The term laws of motion generally refers to three statements originally devised by English physicist Isaac Newton (1642–1727) in the 1680s. These laws, along with Newton's law of gravitation, are generally considered to be the ultimate solution to a problem that had troubled scholars for more than 2,000 years: motion.
Examples of motion are everywhere in the world around us. What makes a rock fall off a cliff? How does a skate slide across an icy surface? What keeps the planets in their orbits around the Sun? It is only natural, then, that questions about motion were foremost in the minds of ancient philosophers and physicists.
Greek philosopher Aristotle (384–322 B.C. ), for example, tried to find the causes of motion. He said that some forms of motion were "natural." Rocks fall toward the ground because the ground is a natural place for rocks to be. Objects rise into the air when they are heated because the Sun is hot, and so it is natural for heat to rise.
Aristotle classified other forms of motion as "violent" because they were not natural to his way of thinking. For example, shooting an arrow through space produced violent motion since the arrow's natural tendency was to fall straight down toward Earth.
Aristotle's thinking about motion dominated Western thought for 2,000 years. Unfortunately, his ideas were not really very productive, and scholars tried continually to improve on the concepts of natural and violent motion—without much success.
Then, in the early seventeenth century, Italian astronomer and physicist Galileo Galilei (1564–1642) proposed a whole new way of looking at the problem of motion. Since asking why things move had not been very productive, Galileo said, perhaps physicists should focus simply on describing how they move. A whole new philosophy of physics (the science of matter and energy) was created and, in the process, the science of physics itself was born.
Newton, who was born in the year that Galileo died, produced a nearly perfect (for the time) response to Galileo's suggestion. He said that the movement of objects can be fully described in only three laws. These laws all show how motion is related to forces. One definition for the term force in science is a push or a pull. If you push a wooden block across the top of a table, for example, you exert a force on the block. One benefit of Newton's laws is that they provide an even more precise definition for force, as will be demonstrated later.
The first law. Newton's first law of motion is that an object tends to continue in its motion at a constant velocity until and unless an outside force acts on it. The term velocity refers both to the speed and the direction in which an object is moving.
For example, suppose that you shoot an arrow into space. Newton's first law says that the arrow will continue moving in the direction you aimed it at its original speed until and unless some outside force acts on it. The main outside forces acting on an arrow are friction from air and gravity.
Acceleration: The rate at which the velocity of an object changes with time.
Force: A physical interaction (pushing or pulling) tending to change the state of motion (velocity) of an object.
Inertia: The tendency of an object to continue in its state of motion.
Mass: A measure of an amount of matter.
Velocity: The rate at which the position of an object changes with time, including both the speed and the direction.
As the arrow continues to move, it will slow down. The arrow is passing through air, whose molecules rub against the arrow, causing it to lose speed.
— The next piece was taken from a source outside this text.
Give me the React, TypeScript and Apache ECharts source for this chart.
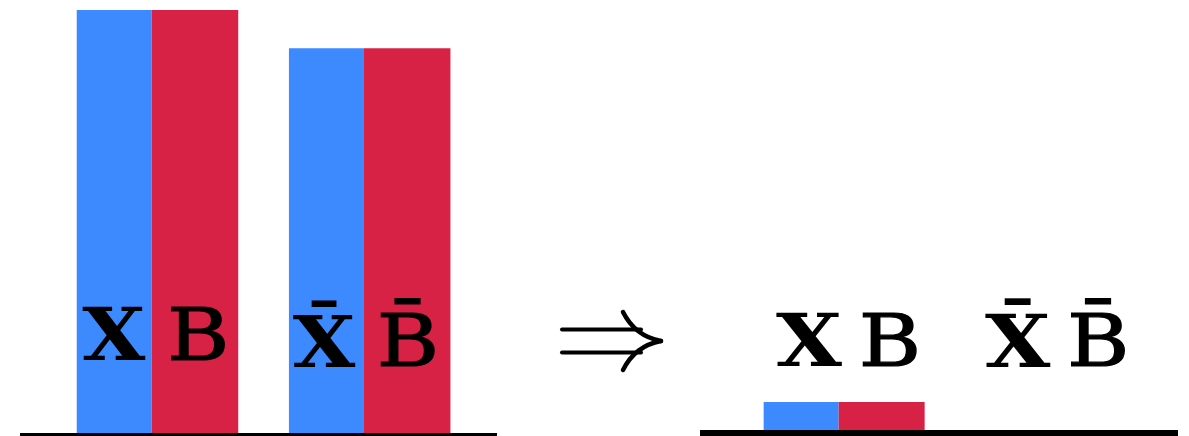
import React, { useEffect, useRef } from "react";
import * as echarts from "echarts";

// Group positions on the x value axis
const groupPositions = [0, 1];
// Before: X / X̄ (blue) and B / B̄ (red)
const beforeX = [1.0, 0.91];
const beforeB = [1.0, 0.91];
// After: only the X·B group keeps mass
const afterX = [0.073, 0];
const afterB = [0.073, 0];

const labelsBefore = ["X", "B", "X\u0304", "B\u0304"];
const labelsAfter = ["X", "B", "X\u0304", "B\u0304"];

const BLUE = "#3D89FF";
const RED = "#D82245";
const FONT = "DejaVu Serif";

const pairs = (vals: number[]) => groupPositions.map((p, i) => [p, vals[i]]);

export default function App() {
  const ref = useRef<HTMLDivElement>(null);

  useEffect(() => {
    if (!ref.current) return;
    const chart = echarts.init(ref.current, undefined, { renderer: "svg" });

    const hiddenY = { type: "value" as const, min: 0, max: 1, show: false };
    const xBase = (grid: number, min: number, max: number, lw: number) => ({
      type: "value" as const,
      gridIndex: grid,
      min,
      max,
      z: 10,
      axisLine: {
        show: true,
        onZero: false,
        lineStyle: { color: "#000", width: lw, cap: "butt" },
      },
      axisTick: { show: false },
      axisLabel: { show: false },
      splitLine: { show: false },
    });

    const bar = (name: string, grid: number, vals: number[], color: string, width: number) => ({
      type: "bar" as const,
      name,
      xAxisIndex: grid,
      yAxisIndex: grid,
      data: pairs(vals),
      barWidth: width,
      barGap: "0%",
      itemStyle: { color },
    });

    // X labels use the bold face; B labels the regular face with a slight outline
    const txt = (s: string, x: number, y: number, weight: string, sx: number) => ({
      type: "text" as const,
      x,
      y,
      scaleX: sx,
      style: {
        text: s,
        fontFamily: FONT,
        fontWeight: weight,
        fontSize: 72,
        fill: "#000",
        stroke: weight === "bold" ? "none" : "#000",
        lineWidth: weight === "bold" ? 0 : 1.2,
        align: "center",
        verticalAlign: "middle",
      },
      z: 20,
    });

    // double-stroke implication arrow between the two panels
    const arrowStroke = { stroke: "#000", lineWidth: 4, lineCap: "round", fill: "none" };
    const arrow = {
      type: "group",
      z: 20,
      children: [
        { type: "line", shape: { x1: 562, y1: 329.5, x2: 641, y2: 329.5 }, style: arrowStroke },
        { type: "line", shape: { x1: 562, y1: 352.5, x2: 641, y2: 352.5 }, style: arrowStroke },
        {
          type: "bezierCurve",
          shape: { x1: 623, y1: 312, cpx1: 632, cpy1: 330, cpx2: 645, cpy2: 338, x2: 661, y2: 341 },
          style: { ...arrowStroke, lineWidth: 4.5 },
        },
        {
          type: "bezierCurve",
          shape: { x1: 623, y1: 370, cpx1: 632, cpy1: 352, cpx2: 645, cpy2: 344, x2: 661, y2: 341 },
          style: { ...arrowStroke, lineWidth: 4.5 },
        },
      ],
    };

    chart.setOption({
      animation: false,
      backgroundColor: "#fff",
      grid: [
        { left: 20, width: 477, top: 10, bottom: 1.5 },
        { left: 700, width: 478, top: 8.5, bottom: 3 },
      ],
      xAxis: [xBase(0, -0.648, 1.6, 3), xBase(1, -0.68, 1.575, 6)],
      yAxis: [
        { ...hiddenY, gridIndex: 0 },
        { ...hiddenY, gridIndex: 1 },
      ],
      series: [
        bar("X", 0, beforeX, BLUE, 75),
        bar("B", 0, beforeB, RED, 86.5),
        bar("X", 1, afterX, BLUE, 75),
        bar("B", 1, afterB, RED, 86),
      ],
      graphic: [
        txt(labelsBefore[0], 113.7, 335, "bold", 1.13),
        txt(labelsBefore[1], 198.3, 335, "normal", 1.18),
        txt(labelsBefore[2], 324, 341.5, "bold", 1.12),
        txt(labelsBefore[3], 408, 341.5, "normal", 1.18),
        txt(labelsAfter[0], 809, 341, "bold", 1.18),
        txt(labelsAfter[1], 890, 341, "normal", 1.18),
        txt(labelsAfter[2], 1017.7, 341, "bold", 1.17),
        txt(labelsAfter[3], 1098.3, 341, "normal", 1.18),
        arrow,
      ],
    });

    return () => chart.dispose();
  }, []);

  return (
    <div
      ref={ref}
      style={{ position: "fixed", left: 0, top: 0, width: 1189, height: 436 }}
    />
  );
}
In addition, the arrow begins to change direction, moving toward Earth because of gravitational forces. If you could imagine shooting an arrow into the near-perfect vacuum of outer space, the arrow would continue moving in the same direction at the same speed forever. With no air present—and beyond the range of Earth's gravitational attraction—the arrow's motion would not change.
The first law also applies to objects at rest. An object at rest is simply an object whose velocity is zero. The object will continue to remain at rest until and unless a force acts on it. For example, a person might hit the object with a mallet. The force of the blow might change the object's motion, giving it both speed and direction.
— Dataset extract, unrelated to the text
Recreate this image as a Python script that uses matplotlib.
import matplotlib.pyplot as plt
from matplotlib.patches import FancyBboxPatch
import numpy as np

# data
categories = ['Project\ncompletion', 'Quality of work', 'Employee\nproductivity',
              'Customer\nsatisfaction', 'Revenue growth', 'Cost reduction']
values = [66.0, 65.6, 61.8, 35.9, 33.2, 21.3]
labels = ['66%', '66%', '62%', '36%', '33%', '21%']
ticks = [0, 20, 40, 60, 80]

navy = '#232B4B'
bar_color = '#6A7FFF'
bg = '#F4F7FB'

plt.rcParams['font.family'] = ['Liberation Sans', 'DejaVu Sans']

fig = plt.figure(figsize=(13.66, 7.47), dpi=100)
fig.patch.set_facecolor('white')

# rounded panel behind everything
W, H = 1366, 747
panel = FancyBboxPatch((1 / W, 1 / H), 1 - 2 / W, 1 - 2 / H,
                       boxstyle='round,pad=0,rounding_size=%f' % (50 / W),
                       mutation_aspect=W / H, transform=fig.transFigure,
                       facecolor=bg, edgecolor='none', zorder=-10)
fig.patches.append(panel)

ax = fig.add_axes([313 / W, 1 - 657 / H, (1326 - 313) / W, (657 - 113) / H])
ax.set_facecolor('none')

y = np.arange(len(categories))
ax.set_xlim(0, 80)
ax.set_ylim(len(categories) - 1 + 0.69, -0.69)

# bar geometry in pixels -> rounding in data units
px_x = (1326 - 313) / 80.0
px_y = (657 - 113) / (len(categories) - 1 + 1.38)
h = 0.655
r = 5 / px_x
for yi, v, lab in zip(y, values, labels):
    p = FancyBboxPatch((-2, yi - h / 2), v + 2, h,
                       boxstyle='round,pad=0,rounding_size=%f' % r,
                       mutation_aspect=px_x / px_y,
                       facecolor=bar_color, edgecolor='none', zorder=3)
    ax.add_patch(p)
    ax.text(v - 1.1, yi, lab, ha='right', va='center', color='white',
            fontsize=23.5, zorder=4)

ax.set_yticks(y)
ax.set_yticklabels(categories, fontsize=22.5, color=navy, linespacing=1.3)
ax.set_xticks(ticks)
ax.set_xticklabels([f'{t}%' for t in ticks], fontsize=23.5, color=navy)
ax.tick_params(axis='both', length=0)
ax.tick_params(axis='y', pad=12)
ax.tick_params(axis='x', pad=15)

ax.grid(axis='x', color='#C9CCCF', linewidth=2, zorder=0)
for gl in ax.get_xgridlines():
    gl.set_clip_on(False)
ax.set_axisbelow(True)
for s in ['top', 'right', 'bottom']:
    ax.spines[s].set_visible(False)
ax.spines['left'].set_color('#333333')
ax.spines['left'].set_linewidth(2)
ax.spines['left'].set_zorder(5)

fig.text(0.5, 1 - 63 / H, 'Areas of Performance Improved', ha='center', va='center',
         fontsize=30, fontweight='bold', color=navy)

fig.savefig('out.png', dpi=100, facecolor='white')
The property of objects described by the first law is known as inertia. The term inertia simply means that objects tend to continue in whatever their state of motion is. If moving, they continue to move in the same way, or, if at rest, they continue to remain at rest unless acted on by an outside force.
The second law. Newton's second law clearly states the relationship between motion and force. Mathematically, the law can be stated as F = m · a , where F represents the force exerted on an object, m is the object's mass, and a is the acceleration given to the object. The term acceleration means how fast the velocity of an object is changing and in what direction.
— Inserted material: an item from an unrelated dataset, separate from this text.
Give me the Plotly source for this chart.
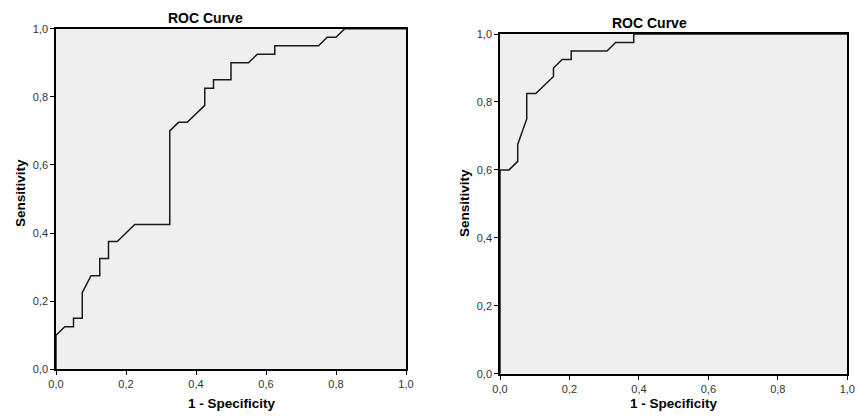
import plotly.graph_objects as go

# Left ROC curve (1 - Specificity, Sensitivity)
left_fpr = [0.0, 0.0, 0.025, 0.05, 0.05, 0.075, 0.075, 0.1, 0.125, 0.125, 0.15, 0.15, 0.175,
            0.225, 0.325, 0.325, 0.35, 0.375, 0.425, 0.425, 0.45, 0.45, 0.5, 0.5, 0.55,
            0.575, 0.625, 0.625, 0.75, 0.775, 0.8, 0.825, 1.0]
left_tpr = [0.0, 0.1, 0.125, 0.125, 0.15, 0.15, 0.225, 0.275, 0.275, 0.325, 0.325, 0.375, 0.375,
            0.425, 0.425, 0.7, 0.725, 0.725, 0.775, 0.825, 0.825, 0.85, 0.85, 0.9, 0.9,
            0.925, 0.925, 0.95, 0.95, 0.975, 0.975, 1.0, 1.0]

# Right ROC curve
right_fpr = [0.0, 0.0, 0.026, 0.051, 0.051, 0.077, 0.077, 0.103, 0.154, 0.154, 0.179, 0.205,
             0.205, 0.308, 0.333, 0.385, 0.385, 1.0]
right_tpr = [0.0, 0.6, 0.6, 0.625, 0.675, 0.75, 0.825, 0.825, 0.875, 0.9, 0.925, 0.925,
             0.95, 0.95, 0.975, 0.975, 1.0, 1.0]

tick_vals = [0.0, 0.2, 0.4, 0.6, 0.8, 1.0]
chart_title = "ROC Curve"
x_title = "1 - Specificity"
y_title = "Sensitivity"

W, H = 860, 419
FONT = "Liberation Sans, Arial, sans-serif"

fig = go.Figure()
fig.add_trace(go.Scatter(x=left_fpr, y=left_tpr, mode="lines",
                         line=dict(color="#1a1a1a", width=1.5), xaxis="x", yaxis="y",
                         showlegend=False, hoverinfo="skip"))
fig.add_trace(go.Scatter(x=right_fpr, y=right_tpr, mode="lines",
                         line=dict(color="#1a1a1a", width=1.5), xaxis="x2", yaxis="y2",
                         showlegend=False, hoverinfo="skip"))

# pixel geometry of the two plot areas
L = dict(x0=56, x1=406, y0=28.7, y1=369.3)
R = dict(x0=500, x1=847.3, y0=34, y1=373.7)

def xd(p):
    return [p["x0"] / W, p["x1"] / W]

def yd(p):
    return [(H - p["y1"]) / H, (H - p["y0"]) / H]

axis_common = dict(range=[0, 1], tickvals=tick_vals, tickformat=".1f", ticks="outside",
                   ticklen=4, tickcolor="#000", tickwidth=1, showgrid=False, zeroline=False,
                   showline=True, linecolor="#000", linewidth=1.6, mirror=True,
                   automargin=False,
                   tickfont=dict(family=FONT, size=11, color="#333"), fixedrange=True)

fig.update_layout(
    width=W, height=H, margin=dict(l=0, r=0, t=0, b=0, pad=0, autoexpand=False),
    paper_bgcolor="white", plot_bgcolor="#efefef",
    separators=",.",
    xaxis=dict(domain=xd(L), anchor="y", **axis_common),
    yaxis=dict(domain=yd(L), anchor="x", **axis_common),
    xaxis2=dict(domain=xd(R), anchor="y2", **axis_common),
    yaxis2=dict(domain=yd(R), anchor="x2", **axis_common),
)

def ann(text, px, py, size, angle=0):
    fig.add_annotation(text=f"<b>{text}</b>", x=px / W, y=(H - py) / H, xref="paper", yref="paper",
                       showarrow=False, xanchor="center", yanchor="middle", textangle=angle,
                       font=dict(family=FONT, size=size, color="#000"))

ann(chart_title, 205, 18, 14)
ann(chart_title, 649, 23, 14)
ann(x_title, 232, 403, 13.5)
ann(x_title, 674, 403, 13.5)
ann(y_title, 20, 193, 13.5, -90)
ann(y_title, 465, 203, 13.5, -90)

fig.write_html("out.html")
To understand the second law, think of a soccer ball sitting on the ground. If you kick that ball with a certain force, the ball will be given a certain acceleration. If you kick the ball with twice the force, the ball will be given twice the acceleration. If the ball then bounces off the goal post and out of bounds, the force of the impact with the goal post will change the ball's direction.
The second law provides a more precise way of defining force. Force is any action that causes a body to change the speed or direction with which it is moving.
The third law. Newton's third law says that for every action there is an equal and opposite reaction. A simple example of the law is a rocket. A rocket is simply a cylindrical device closed at one end and open at the other end in which a fuel is burned. As the fuel burns, hot gases are formed and released through the open end of the rocket. The escape of the gases in one direction can be considered as an action. Newton's law says that this action must be balanced by a second action that is equal in magnitude and opposite in direction. That opposite action is the movement of the rocket in a direction opposite that of the escaping gases. That is, the gases go out the back of the rocket (the action), while the rocket itself moves forward (the reaction).